Material shown =
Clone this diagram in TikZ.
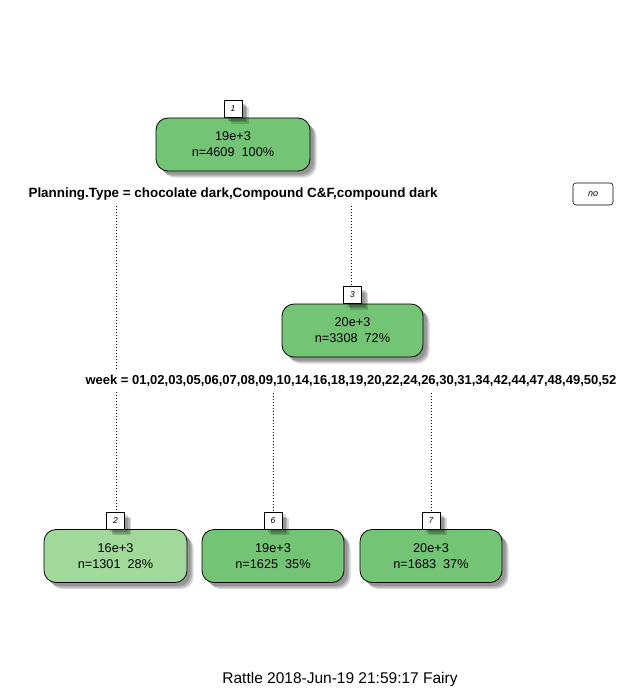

...

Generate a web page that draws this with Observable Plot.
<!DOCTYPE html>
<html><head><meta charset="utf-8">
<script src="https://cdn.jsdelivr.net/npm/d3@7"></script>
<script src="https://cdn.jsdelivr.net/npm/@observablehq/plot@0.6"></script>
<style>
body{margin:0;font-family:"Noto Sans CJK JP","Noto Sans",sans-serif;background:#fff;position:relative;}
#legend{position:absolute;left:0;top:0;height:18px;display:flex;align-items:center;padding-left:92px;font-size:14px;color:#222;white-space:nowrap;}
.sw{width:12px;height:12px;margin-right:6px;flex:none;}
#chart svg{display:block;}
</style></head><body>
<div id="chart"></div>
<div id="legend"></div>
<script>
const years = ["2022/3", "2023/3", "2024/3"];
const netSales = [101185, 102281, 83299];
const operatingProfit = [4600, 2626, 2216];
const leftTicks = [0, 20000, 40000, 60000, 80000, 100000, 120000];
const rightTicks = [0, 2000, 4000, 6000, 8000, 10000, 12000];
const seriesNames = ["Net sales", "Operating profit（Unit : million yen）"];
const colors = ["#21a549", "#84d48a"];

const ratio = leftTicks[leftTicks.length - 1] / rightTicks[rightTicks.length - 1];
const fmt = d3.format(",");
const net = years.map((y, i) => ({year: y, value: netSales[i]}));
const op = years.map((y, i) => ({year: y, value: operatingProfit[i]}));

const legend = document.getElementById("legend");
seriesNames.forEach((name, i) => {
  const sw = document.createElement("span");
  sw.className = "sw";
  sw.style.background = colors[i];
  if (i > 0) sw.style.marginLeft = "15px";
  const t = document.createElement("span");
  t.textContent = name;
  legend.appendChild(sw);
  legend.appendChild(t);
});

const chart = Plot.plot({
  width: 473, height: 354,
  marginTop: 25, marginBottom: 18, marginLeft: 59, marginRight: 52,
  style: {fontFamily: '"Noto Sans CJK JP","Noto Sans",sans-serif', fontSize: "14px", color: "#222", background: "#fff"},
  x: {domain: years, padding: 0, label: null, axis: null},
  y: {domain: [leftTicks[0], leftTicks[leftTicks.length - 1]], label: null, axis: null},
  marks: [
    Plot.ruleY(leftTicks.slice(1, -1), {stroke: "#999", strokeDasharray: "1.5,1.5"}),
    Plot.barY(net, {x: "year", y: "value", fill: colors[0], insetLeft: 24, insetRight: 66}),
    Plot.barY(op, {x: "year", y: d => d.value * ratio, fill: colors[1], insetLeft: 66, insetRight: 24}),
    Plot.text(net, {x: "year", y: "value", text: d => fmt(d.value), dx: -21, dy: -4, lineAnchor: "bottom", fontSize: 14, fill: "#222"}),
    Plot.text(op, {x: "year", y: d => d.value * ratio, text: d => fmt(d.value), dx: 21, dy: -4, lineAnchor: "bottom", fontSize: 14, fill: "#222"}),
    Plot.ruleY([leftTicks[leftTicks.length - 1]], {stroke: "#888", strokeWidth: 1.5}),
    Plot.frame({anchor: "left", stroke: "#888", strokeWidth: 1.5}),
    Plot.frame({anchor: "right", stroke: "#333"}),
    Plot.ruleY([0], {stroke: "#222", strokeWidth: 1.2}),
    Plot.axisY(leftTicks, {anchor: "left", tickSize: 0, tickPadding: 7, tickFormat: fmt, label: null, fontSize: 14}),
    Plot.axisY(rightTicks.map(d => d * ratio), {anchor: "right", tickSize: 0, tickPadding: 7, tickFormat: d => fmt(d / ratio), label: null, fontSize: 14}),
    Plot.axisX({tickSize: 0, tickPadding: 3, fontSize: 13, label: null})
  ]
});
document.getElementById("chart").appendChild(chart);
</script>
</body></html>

==

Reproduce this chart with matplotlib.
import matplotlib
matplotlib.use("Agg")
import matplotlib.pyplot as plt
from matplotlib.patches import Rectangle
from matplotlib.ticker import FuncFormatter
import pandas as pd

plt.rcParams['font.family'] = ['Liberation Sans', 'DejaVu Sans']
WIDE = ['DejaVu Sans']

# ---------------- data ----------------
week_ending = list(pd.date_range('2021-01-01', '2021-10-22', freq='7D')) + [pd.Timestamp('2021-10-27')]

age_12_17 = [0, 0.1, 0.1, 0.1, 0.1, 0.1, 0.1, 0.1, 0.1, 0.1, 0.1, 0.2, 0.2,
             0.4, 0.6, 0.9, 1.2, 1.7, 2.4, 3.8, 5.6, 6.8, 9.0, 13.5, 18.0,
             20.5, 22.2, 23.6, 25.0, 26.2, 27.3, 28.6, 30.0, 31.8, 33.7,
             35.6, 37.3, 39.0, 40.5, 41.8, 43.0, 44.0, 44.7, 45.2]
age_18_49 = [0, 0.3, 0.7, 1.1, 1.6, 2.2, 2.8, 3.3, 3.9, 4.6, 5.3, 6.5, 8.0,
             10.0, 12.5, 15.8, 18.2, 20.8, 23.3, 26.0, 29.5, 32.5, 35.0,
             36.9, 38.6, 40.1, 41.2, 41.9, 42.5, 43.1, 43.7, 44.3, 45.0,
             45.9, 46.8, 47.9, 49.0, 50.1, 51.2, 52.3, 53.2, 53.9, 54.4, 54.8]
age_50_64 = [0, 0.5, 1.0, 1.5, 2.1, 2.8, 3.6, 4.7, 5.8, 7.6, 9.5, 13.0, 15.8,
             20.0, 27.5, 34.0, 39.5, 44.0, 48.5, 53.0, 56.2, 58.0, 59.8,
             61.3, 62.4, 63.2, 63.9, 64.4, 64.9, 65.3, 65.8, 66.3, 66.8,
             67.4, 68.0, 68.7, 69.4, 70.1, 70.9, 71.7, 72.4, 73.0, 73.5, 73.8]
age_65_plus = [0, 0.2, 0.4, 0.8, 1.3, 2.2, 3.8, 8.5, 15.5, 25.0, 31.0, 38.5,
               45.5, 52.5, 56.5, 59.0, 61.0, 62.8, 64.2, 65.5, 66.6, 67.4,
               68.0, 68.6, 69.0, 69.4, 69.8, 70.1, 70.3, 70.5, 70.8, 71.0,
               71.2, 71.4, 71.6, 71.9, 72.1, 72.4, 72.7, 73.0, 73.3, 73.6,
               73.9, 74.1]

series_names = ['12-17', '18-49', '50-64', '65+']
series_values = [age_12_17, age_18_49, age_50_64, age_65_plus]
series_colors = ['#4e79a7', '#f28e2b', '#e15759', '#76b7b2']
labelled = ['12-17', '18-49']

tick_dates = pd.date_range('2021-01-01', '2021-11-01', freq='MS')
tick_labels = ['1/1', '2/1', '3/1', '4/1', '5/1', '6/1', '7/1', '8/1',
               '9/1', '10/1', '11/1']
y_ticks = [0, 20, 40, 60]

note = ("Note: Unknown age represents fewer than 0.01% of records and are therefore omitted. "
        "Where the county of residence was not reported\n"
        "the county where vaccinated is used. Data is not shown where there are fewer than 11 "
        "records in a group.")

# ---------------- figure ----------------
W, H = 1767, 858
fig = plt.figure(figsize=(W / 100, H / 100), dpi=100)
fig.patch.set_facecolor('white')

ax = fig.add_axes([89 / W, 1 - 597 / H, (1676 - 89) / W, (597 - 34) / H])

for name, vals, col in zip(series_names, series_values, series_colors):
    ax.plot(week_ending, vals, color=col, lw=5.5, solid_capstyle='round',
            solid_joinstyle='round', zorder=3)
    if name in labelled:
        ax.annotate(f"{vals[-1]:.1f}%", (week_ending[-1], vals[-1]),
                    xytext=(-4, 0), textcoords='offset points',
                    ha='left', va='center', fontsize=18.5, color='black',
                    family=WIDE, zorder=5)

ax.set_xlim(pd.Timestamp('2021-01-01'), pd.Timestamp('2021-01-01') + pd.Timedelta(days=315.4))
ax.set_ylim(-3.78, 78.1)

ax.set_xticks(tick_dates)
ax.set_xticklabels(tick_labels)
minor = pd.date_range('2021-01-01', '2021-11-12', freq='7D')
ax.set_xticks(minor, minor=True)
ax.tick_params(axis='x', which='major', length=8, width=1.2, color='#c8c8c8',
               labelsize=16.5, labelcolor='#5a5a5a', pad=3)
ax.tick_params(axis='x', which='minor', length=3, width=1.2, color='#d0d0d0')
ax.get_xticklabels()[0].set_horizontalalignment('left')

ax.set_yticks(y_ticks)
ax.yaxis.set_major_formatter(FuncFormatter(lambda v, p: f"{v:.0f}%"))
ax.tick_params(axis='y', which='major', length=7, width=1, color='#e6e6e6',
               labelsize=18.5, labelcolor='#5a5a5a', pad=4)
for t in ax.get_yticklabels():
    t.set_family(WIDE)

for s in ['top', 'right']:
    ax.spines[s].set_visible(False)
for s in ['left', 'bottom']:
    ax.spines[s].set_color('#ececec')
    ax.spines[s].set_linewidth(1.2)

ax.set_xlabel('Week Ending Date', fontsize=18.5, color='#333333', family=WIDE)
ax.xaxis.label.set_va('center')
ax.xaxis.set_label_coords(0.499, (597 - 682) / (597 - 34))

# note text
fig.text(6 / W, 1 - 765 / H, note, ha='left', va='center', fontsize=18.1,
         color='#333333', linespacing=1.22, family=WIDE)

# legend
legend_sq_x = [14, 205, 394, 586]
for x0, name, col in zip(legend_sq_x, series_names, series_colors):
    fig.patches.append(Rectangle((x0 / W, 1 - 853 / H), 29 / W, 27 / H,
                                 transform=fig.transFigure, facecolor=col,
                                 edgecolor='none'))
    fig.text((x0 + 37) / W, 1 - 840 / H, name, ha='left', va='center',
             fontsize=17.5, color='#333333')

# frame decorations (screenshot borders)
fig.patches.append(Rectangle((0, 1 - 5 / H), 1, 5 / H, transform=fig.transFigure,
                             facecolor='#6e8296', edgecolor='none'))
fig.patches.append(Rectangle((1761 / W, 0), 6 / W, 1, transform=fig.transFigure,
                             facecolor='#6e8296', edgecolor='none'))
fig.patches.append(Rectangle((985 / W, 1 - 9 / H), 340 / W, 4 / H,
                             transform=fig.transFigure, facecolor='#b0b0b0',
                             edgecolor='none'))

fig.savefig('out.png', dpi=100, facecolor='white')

Written task = Give again only the lines that run from the line with "Reproduce this chart with matplotlib." to the line with "WIDE = ['DejaVu Sans']". Include both of those lines exactly as written.

Exercise answer =
Reproduce this chart with matplotlib.
import matplotlib
matplotlib.use("Agg")
import matplotlib.pyplot as plt
from matplotlib.patches import Rectangle
from matplotlib.ticker import FuncFormatter
import pandas as pd

plt.rcParams['font.family'] = ['Liberation Sans', 'DejaVu Sans']
WIDE = ['DejaVu Sans']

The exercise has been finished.